TO BE DONE
Quote word for word the lines below, beginning with the first and ending with the one that has "</style></head><body>". Drop the pictures.

DATA SECTION
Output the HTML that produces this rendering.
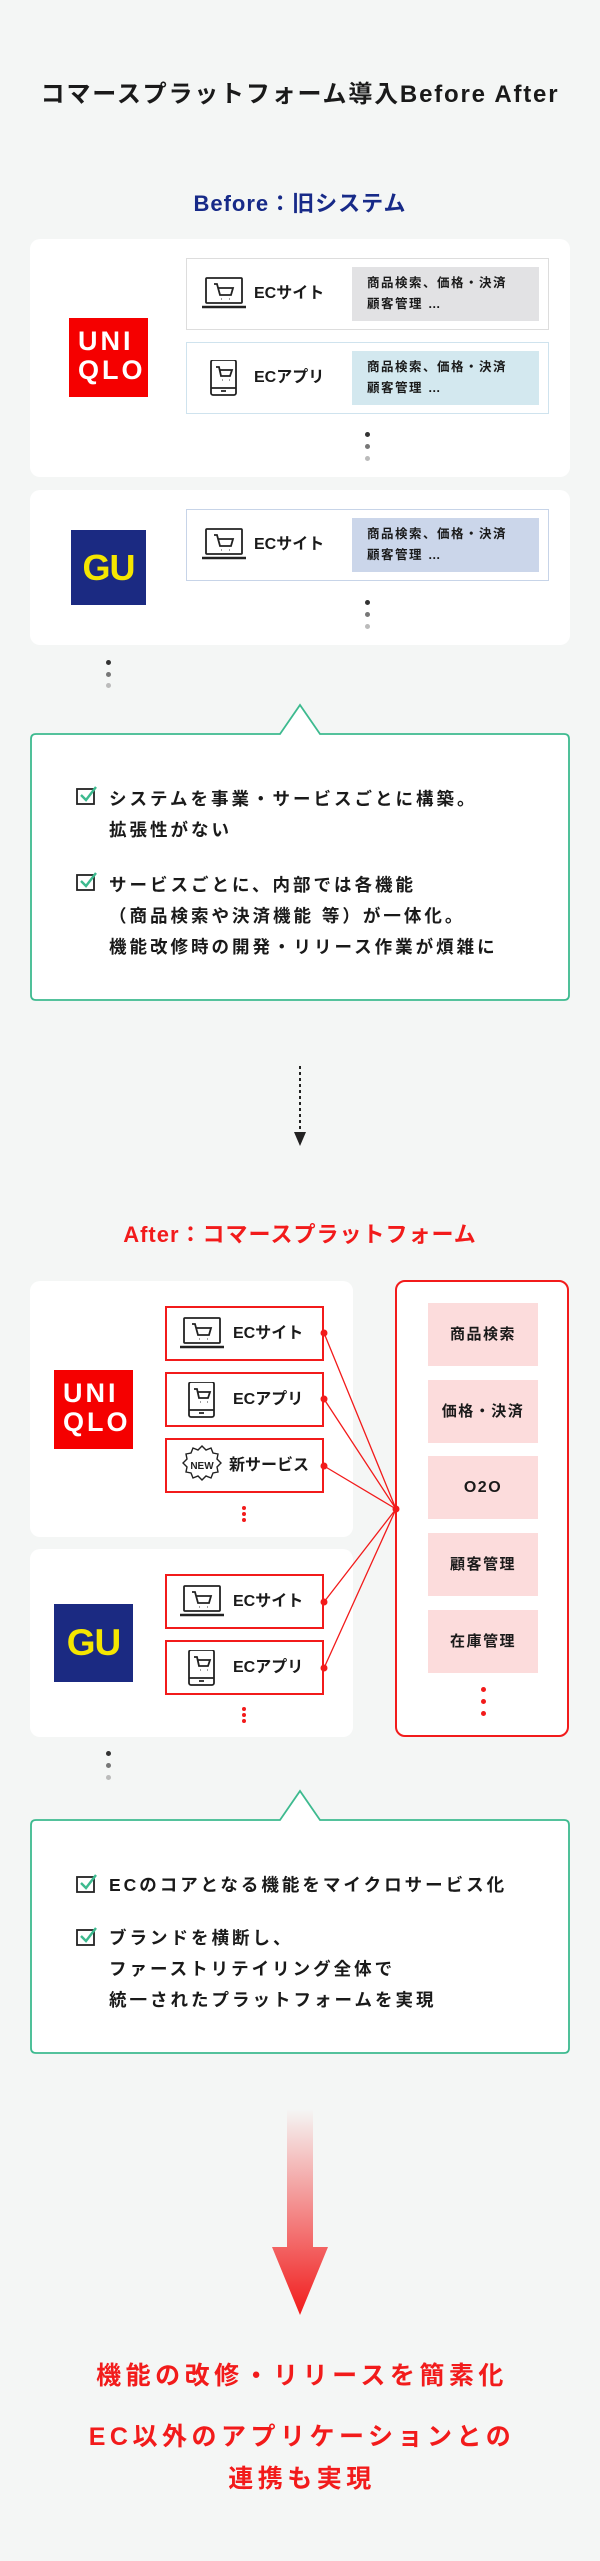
<!DOCTYPE html>
<html><head><meta charset="utf-8">
<style>
*{margin:0;padding:0;box-sizing:border-box}
body{width:600px;height:2561px;background:#f4f6f5;position:relative;font-family:"Liberation Sans","Noto Sans CJK JP",sans-serif;font-weight:bold;color:#1a1a1a;overflow:hidden}
.a{position:absolute}
.c{text-align:center;white-space:nowrap}
.card{position:absolute;background:#fff;border-radius:10px}
.row{position:absolute;left:186px;width:363px;height:72px;background:#fff;border:1.5px solid #ddd}
.row .lbl{position:absolute;left:67px;top:0;height:69px;line-height:69px;font-size:16px}
.row .in{position:absolute;left:165px;top:8px;width:187px;height:54px;font-size:12.5px;line-height:21px;padding:6px 0 0 15px;letter-spacing:1.5px}
.row svg{position:absolute;left:14px;top:17px}
.dot{position:absolute;width:5px;height:5px;border-radius:50%}
.svc{position:absolute;left:165px;width:159px;height:55px;border:2px solid #f21b1b;background:#fff}
.svc .lbl{position:absolute;left:66px;top:0;line-height:51px;font-size:16px}
.svc svg{position:absolute;left:12px;top:8px}
.pk{position:absolute;left:428px;width:110px;height:63px;background:#fcdcdc;text-align:center;line-height:63px;font-size:15px;letter-spacing:1.5px}
.rd{position:absolute;width:5px;height:5px;border-radius:50%;background:#f21b1b}
.it{position:absolute;left:109px;font-size:17.5px;line-height:31px;letter-spacing:3px;white-space:nowrap}
.red{color:#f21b1b}
</style></head><body>

<div class="a c" style="left:0;width:600px;top:74px;font-size:24px;letter-spacing:1.8px">コマースプラットフォーム導入Before After</div>
<div class="a c" style="left:0;width:600px;top:186px;font-size:22px;color:#172a88;letter-spacing:1px">Before：旧システム</div>

<div class="card" style="left:30px;top:239px;width:540px;height:238px"></div>
<div class="a" style="left:69px;top:318px;width:79px;height:79px;background:#f50000;color:#fff;font-size:27px;line-height:29px;padding:9px 0 0 9px;letter-spacing:3px">UNI<br>QLO</div>
<div class="row" style="top:258px">
<svg width="46" height="36" viewBox="0 0 46 36" fill="none" stroke="#222" stroke-width="1.8"><rect x="5" y="2" width="36" height="25" rx="1"/><path d="M1 31h44" stroke-width="2.5"/><path d="M13 8h3l3 11h11l2-7H17M20 23h.5M28 23h.5"/></svg>
<div class="lbl">ECサイト</div><div class="in" style="background:#e2e2e4">商品検索、価格・決済<br>顧客管理 …</div></div>
<div class="row" style="top:342px;border-color:#cfe3ee">
<svg width="46" height="36" viewBox="0 0 46 36" fill="none" stroke="#222" stroke-width="1.8"><rect x="10" y="0" width="25" height="35" rx="2"/><path d="M10 28h25M20 31h5M15 7h3l2 9h9l2-6H19M21 20h.5M28 20h.5"/></svg>
<div class="lbl">ECアプリ</div><div class="in" style="background:#d3e8ef">商品検索、価格・決済<br>顧客管理 …</div></div>
<div class="dot" style="left:365px;top:432px;background:#333"></div>
<div class="dot" style="left:365px;top:444px;background:#777"></div>
<div class="dot" style="left:365px;top:456px;background:#bbb"></div>

<div class="card" style="left:30px;top:490px;width:540px;height:155px"></div>
<div class="a" style="left:71px;top:530px;width:75px;height:75px;background:#1b2a82;color:#f5e600;font-size:36px;line-height:75px;text-align:center;letter-spacing:-1px">GU</div>
<div class="row" style="top:509px;border-color:#c7d4e8">
<svg width="46" height="36" viewBox="0 0 46 36" fill="none" stroke="#222" stroke-width="1.8"><rect x="5" y="2" width="36" height="25" rx="1"/><path d="M1 31h44" stroke-width="2.5"/><path d="M13 8h3l3 11h11l2-7H17M20 23h.5M28 23h.5"/></svg>
<div class="lbl">ECサイト</div><div class="in" style="background:#cbd6ea">商品検索、価格・決済<br>顧客管理 …</div></div>
<div class="dot" style="left:365px;top:600px;background:#333"></div>
<div class="dot" style="left:365px;top:612px;background:#777"></div>
<div class="dot" style="left:365px;top:624px;background:#bbb"></div>

<div class="dot" style="left:106px;top:660px;background:#333"></div>
<div class="dot" style="left:106px;top:672px;background:#777"></div>
<div class="dot" style="left:106px;top:683px;background:#bbb"></div>

<svg class="a" style="left:0;top:700px" width="600" height="304"><path d="M36 34H280L300 5L320 34H564Q569 34 569 39V295Q569 300 564 300H36Q31 300 31 295V39Q31 34 36 34Z" fill="#fff" stroke="#3dba8f" stroke-width="1.8"/></svg>
<svg class="a" style="left:76px;top:786px" width="24" height="20" viewBox="0 0 24 20" fill="none"><rect x="1" y="3" width="17" height="15" stroke="#222" stroke-width="1.8"/><path d="M5 9l5 5 10-13" stroke="#3dba8f" stroke-width="2.4"/></svg>
<div class="it" style="top:784px">システムを事業・サービスごとに構築。<br>拡張性がない</div>
<svg class="a" style="left:76px;top:872px" width="24" height="20" viewBox="0 0 24 20" fill="none"><rect x="1" y="3" width="17" height="15" stroke="#222" stroke-width="1.8"/><path d="M5 9l5 5 10-13" stroke="#3dba8f" stroke-width="2.4"/></svg>
<div class="it" style="top:870px">サービスごとに、内部では各機能<br>（商品検索や決済機能 等）が一体化。<br>機能改修時の開発・リリース作業が煩雑に</div>

<svg class="a" style="left:290px;top:1064px" width="20" height="84"><path d="M10 2V70" stroke="#222" stroke-width="2" stroke-dasharray="3 3"/><path d="M4 68L10 82L16 68Z" fill="#222"/></svg>

<div class="a c red" style="left:0;width:600px;top:1217px;font-size:22px;letter-spacing:1px">After：コマースプラットフォーム</div>

<div class="card" style="left:30px;top:1281px;width:323px;height:256px"></div>
<div class="card" style="left:30px;top:1549px;width:323px;height:188px"></div>
<div class="a" style="left:395px;top:1280px;width:174px;height:457px;border:2px solid #f21b1b;border-radius:10px;background:#fff"></div>

<div class="a" style="left:54px;top:1370px;width:79px;height:79px;background:#f50000;color:#fff;font-size:27px;line-height:29px;padding:9px 0 0 9px;letter-spacing:3px">UNI<br>QLO</div>
<div class="a" style="left:54px;top:1604px;width:79px;height:78px;background:#1b2a82;color:#f5e600;font-size:37px;line-height:78px;text-align:center;letter-spacing:-1px">GU</div>

<div class="svc" style="top:1306px"><svg width="46" height="36" viewBox="0 0 46 36" fill="none" stroke="#222" stroke-width="1.8"><rect x="5" y="2" width="36" height="25" rx="1"/><path d="M1 31h44" stroke-width="2.5"/><path d="M13 8h3l3 11h11l2-7H17M20 23h.5M28 23h.5"/></svg><div class="lbl">ECサイト</div></div>
<div class="svc" style="top:1372px"><svg width="46" height="36" viewBox="0 0 46 36" fill="none" stroke="#222" stroke-width="1.8"><rect x="10" y="0" width="25" height="35" rx="2"/><path d="M10 28h25M20 31h5M15 7h3l2 9h9l2-6H19M21 20h.5M28 20h.5"/></svg><div class="lbl">ECアプリ</div></div>
<div class="svc" style="top:1438px"><svg width="46" height="40" viewBox="0 0 46 40" style="top:5px" fill="none" stroke="#222" stroke-width="1.4"><path d="M23 1l4 4 5-2 2 5 5 1-1 5 4 4-4 4 1 5-5 1-2 5-5-2-4 4-4-4-5 2-2-5-5-1 1-5-4-4 4-4-1-5 5-1 2-5 5 2z"/><text x="23" y="24" font-size="10" font-family="Liberation Sans" font-weight="bold" text-anchor="middle" fill="#222" stroke="none">NEW</text></svg><div class="lbl" style="left:62px">新サービス</div></div>
<div class="svc" style="top:1574px"><svg width="46" height="36" viewBox="0 0 46 36" fill="none" stroke="#222" stroke-width="1.8"><rect x="5" y="2" width="36" height="25" rx="1"/><path d="M1 31h44" stroke-width="2.5"/><path d="M13 8h3l3 11h11l2-7H17M20 23h.5M28 23h.5"/></svg><div class="lbl">ECサイト</div></div>
<div class="svc" style="top:1640px"><svg width="46" height="36" viewBox="0 0 46 36" fill="none" stroke="#222" stroke-width="1.8"><rect x="10" y="0" width="25" height="35" rx="2"/><path d="M10 28h25M20 31h5M15 7h3l2 9h9l2-6H19M21 20h.5M28 20h.5"/></svg><div class="lbl">ECアプリ</div></div>

<div class="rd" style="left:242px;top:1506px;width:4px;height:4px"></div>
<div class="rd" style="left:242px;top:1512px;width:4px;height:4px"></div>
<div class="rd" style="left:242px;top:1518px;width:4px;height:4px"></div>
<div class="rd" style="left:242px;top:1707px;width:4px;height:4px"></div>
<div class="rd" style="left:242px;top:1713px;width:4px;height:4px"></div>
<div class="rd" style="left:242px;top:1719px;width:4px;height:4px"></div>

<svg class="a" style="left:0;top:0" width="600" height="1800">
<g stroke="#f21b1b" stroke-width="1.3" fill="none">
<path d="M324 1333L396 1509M324 1399L396 1509M324 1466L396 1509M324 1602L396 1509M324 1668L396 1509"/></g>
<g fill="#f21b1b"><circle cx="324" cy="1333" r="3.5"/><circle cx="324" cy="1399" r="3.5"/><circle cx="324" cy="1466" r="3.5"/><circle cx="324" cy="1602" r="3.5"/><circle cx="324" cy="1668" r="3.5"/><circle cx="396" cy="1509" r="3.5"/></g>
</svg>

<div class="pk" style="top:1303px">商品検索</div>
<div class="pk" style="top:1380px">価格・決済</div>
<div class="pk" style="top:1456px;font-size:16px">O2O</div>
<div class="pk" style="top:1533px">顧客管理</div>
<div class="pk" style="top:1610px">在庫管理</div>
<div class="rd" style="left:481px;top:1687px"></div>
<div class="rd" style="left:481px;top:1699px"></div>
<div class="rd" style="left:481px;top:1711px"></div>

<div class="dot" style="left:106px;top:1751px;background:#333"></div>
<div class="dot" style="left:106px;top:1763px;background:#777"></div>
<div class="dot" style="left:106px;top:1775px;background:#bbb"></div>

<svg class="a" style="left:0;top:1786px" width="600" height="270"><path d="M36 34H280L300 5L320 34H564Q569 34 569 39V262Q569 267 564 267H36Q31 267 31 262V39Q31 34 36 34Z" fill="#fff" stroke="#3dba8f" stroke-width="1.8"/></svg>
<svg class="a" style="left:76px;top:1874px" width="24" height="20" viewBox="0 0 24 20" fill="none"><rect x="1" y="3" width="17" height="15" stroke="#222" stroke-width="1.8"/><path d="M5 9l5 5 10-13" stroke="#3dba8f" stroke-width="2.4"/></svg>
<div class="it" style="top:1870px">ECのコアとなる機能をマイクロサービス化</div>
<svg class="a" style="left:76px;top:1927px" width="24" height="20" viewBox="0 0 24 20" fill="none"><rect x="1" y="3" width="17" height="15" stroke="#222" stroke-width="1.8"/><path d="M5 9l5 5 10-13" stroke="#3dba8f" stroke-width="2.4"/></svg>
<div class="it" style="top:1923px">ブランドを横断し、<br>ファーストリテイリング全体で<br>統一されたプラットフォームを実現</div>

<svg class="a" style="left:260px;top:2105px" width="80" height="215">
<defs><linearGradient id="g" x1="0" y1="0" x2="0" y2="1"><stop offset="0" stop-color="#f21b1b" stop-opacity="0"/><stop offset="1" stop-color="#f21b1b"/></linearGradient></defs>
<path d="M27 4H53V142H68L40 210L12 142H27Z" fill="url(#g)"/></svg>

<div class="a c red" style="left:0;width:600px;top:2356px;font-size:25px;letter-spacing:4.5px;padding-left:4px">機能の改修・リリースを簡素化</div>
<div class="a c red" style="left:0;width:600px;top:2416px;font-size:25px;letter-spacing:4.5px;line-height:42px;padding-left:4px">EC以外のアプリケーションとの<br>連携も実現</div>

</body></html>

RESULT BELOW
Output the HTML that produces this rendering.
<!DOCTYPE html>
<html><head><meta charset="utf-8">
<style>
*{margin:0;padding:0;box-sizing:border-box}
body{width:600px;height:2561px;background:#f4f6f5;position:relative;font-family:"Liberation Sans","Noto Sans CJK JP",sans-serif;font-weight:bold;color:#1a1a1a;overflow:hidden}
.a{position:absolute}
.c{text-align:center;white-space:nowrap}
.card{position:absolute;background:#fff;border-radius:10px}
.row{position:absolute;left:186px;width:363px;height:72px;background:#fff;border:1.5px solid #ddd}
.row .lbl{position:absolute;left:67px;top:0;height:69px;line-height:69px;font-size:16px}
.row .in{position:absolute;left:165px;top:8px;width:187px;height:54px;font-size:12.5px;line-height:21px;padding:6px 0 0 15px;letter-spacing:1.5px}
.row svg{position:absolute;left:14px;top:17px}
.dot{position:absolute;width:5px;height:5px;border-radius:50%}
.svc{position:absolute;left:165px;width:159px;height:55px;border:2px solid #f21b1b;background:#fff}
.svc .lbl{position:absolute;left:66px;top:0;line-height:51px;font-size:16px}
.svc svg{position:absolute;left:12px;top:8px}
.pk{position:absolute;left:428px;width:110px;height:63px;background:#fcdcdc;text-align:center;line-height:63px;font-size:15px;letter-spacing:1.5px}
.rd{position:absolute;width:5px;height:5px;border-radius:50%;background:#f21b1b}
.it{position:absolute;left:109px;font-size:17.5px;line-height:31px;letter-spacing:3px;white-space:nowrap}
.red{color:#f21b1b}
</style></head><body>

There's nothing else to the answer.